Cue to a back alley. With their cracked sidewalks that yield scuttling cockroaches at night, they do attract young punks hungry for a back story. To be sure, no one knew the five boys of Muuy Biien then; and one member, at least, was frying chicken for a chain restaurant to make ends meet. So everyone donned the guises of white trash, and vented accordingly – albeit with clunky lines, like “a casualty of poverty to rid the formulaic” and “don’t abandon yourself to amazement”, but with enough spit and sweat to swing ‘em past yr ears. If that had happened in DC, no one would’ve have budged, but Athens had not felt such feral punk in years – folks raved and raved, on paper and even on a brief documentary. At any rate, even with the clumsy acting, you could actually see the nothing in the nihilism, via the black holes of drones and drifting noise in between the rage and bruises.

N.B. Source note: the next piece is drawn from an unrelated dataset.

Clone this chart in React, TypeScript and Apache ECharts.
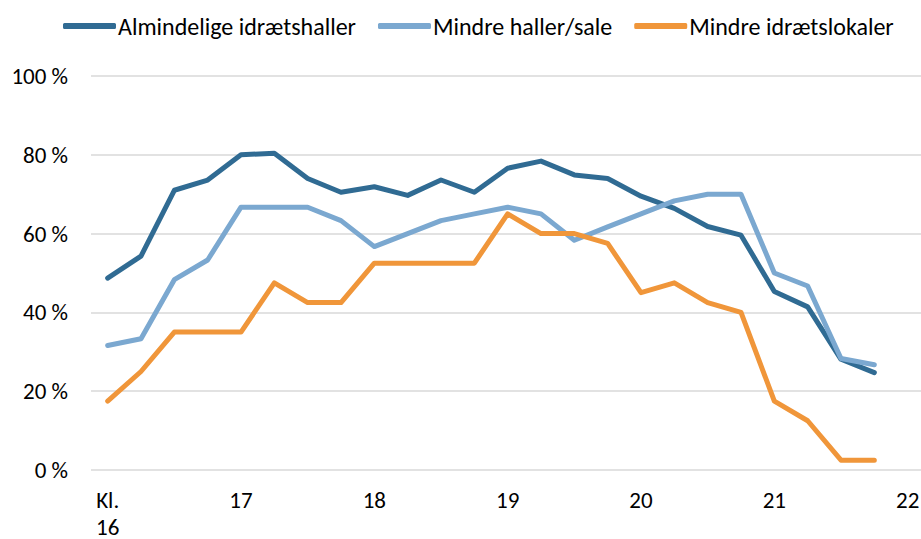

When I came to Athens in 2013, I saw Muuy Biien’s costumes at my very first gig. Leather jackets, Hawaiian shirts, even Evans’ plain white tee all signified roles – peak masculinity, gang mentality, authenticity for the sake of a reinforced patriarchy. Or, as my fledgling self saw it from the wall, five badass dudes who attracted crazed mobs. I didn’t realize then that these were poses – after all, I had no one to compare them to – but so they were: projections of discontent, exacerbated through performance. Back then, I was terrified.

ACT 2

Now Athens is a stage, and the stage is set with showers of sparks. And, as we all know, when sparks land on old timbers, they ignite.

Evans is Billy Idol. Not in sound or vision, but through the unabashed, contrarian delight in scripted kamikaze. Muuy Biien’s second album, DYI, prominently features a man hanging himself. The songs flirt openly with suicide, blaming an apathetic society for the loss. They were still good, mind – indeed, better, for now bass lines bounce and purr, guitars curve into jagged hooks, race into empty nooks in the cranium. Hell, I wrote a big love letter to the guys via Gold Flake Paint, because I thought I still saw the void. Perhaps I did.

The mobs grow bigger. Once – just once – I let them tear me apart, until I clawed out and could bump and jive through the mosh pit on the edge of my nerves. Other times, I’m back at the wall, watching Evans’ controlled collapse. At their peak, they could headline at a tiny place like the Go Bar and attract crowds that piled outside for a glimpse into the packed club. Back then, I was still in awe.

ACT 3

After the peak comes the trough. From my position in Athens, I couldn’t see where or when exactly Muuy Biien stepped off – but they stopped playing in town. Other names stepped forward. Life went on.

When the band returns again to the circuit, the routine has changed. There are the furious, angsty songs that mattered so much, but then there’s a new one that’s all sharp angles and clever turns, like the Talking Heads but without the paranoia. And then there’s straight-up blues rock, where there’s no angst at all – no negation, no bitterness, no mirror. The last time I saw them – in a light crowd, spread across the generous space of the 40 Watt – I barely recognized any of the songs. Everything fiery and fiendish had been doused, subordinated to pantomime. No one was moshing. Back then, I was not intimidated – I was underwhelmed.

This is where we find Muuy Biien now with Age of Uncertainty – they have cast themselves as Men Who Rock, the modern-day Cramps who roll out the lumbering riffs and tower god-like in imagined gloom. Evans is somewhere between Birthday Party-era Nick Cave and Peter Murphy, yet without the scowl of the former or the cackle of the latter, and certainly with little trace of his own bratty yelp. It’s the peak of their acting career, and the nadir of their musical one – the boys sacrifice fidelity and fire to deal drugs, scorn hookers, reside over saloons, and stalk dark alleyways with the most clichéd cloak, a saxophone.

Honestly, there’s no need to linger on any page of this pulp fiction. There’s a fucking acoustic guitar tinkling on “If It Pleased You”, if that suggests anything. On the title track, the gaping drones that stretched into the void now merely yawn. Evans delivers a pompous monologue on “Skeleton Tissue”, which amounts to half-hearted sneering at no millenial in particular. Everything else swaggers and growls and flexes non-existent muscles, invents expertise from hot air, shows off shark suits that shall never be worn outside the stage.

On DYI, sparks birthed a flawed but ferocious monument; here, it’s melted back into chalk-hued slime, oozing like molasses down a clogged drainpipe. Best to remember Muuy Biien for their earlier acts – fists flying, knuckles scuffed, razors out, some semblance of self exposed. The boys ought to bow out now before they bury themselves under their alter egos.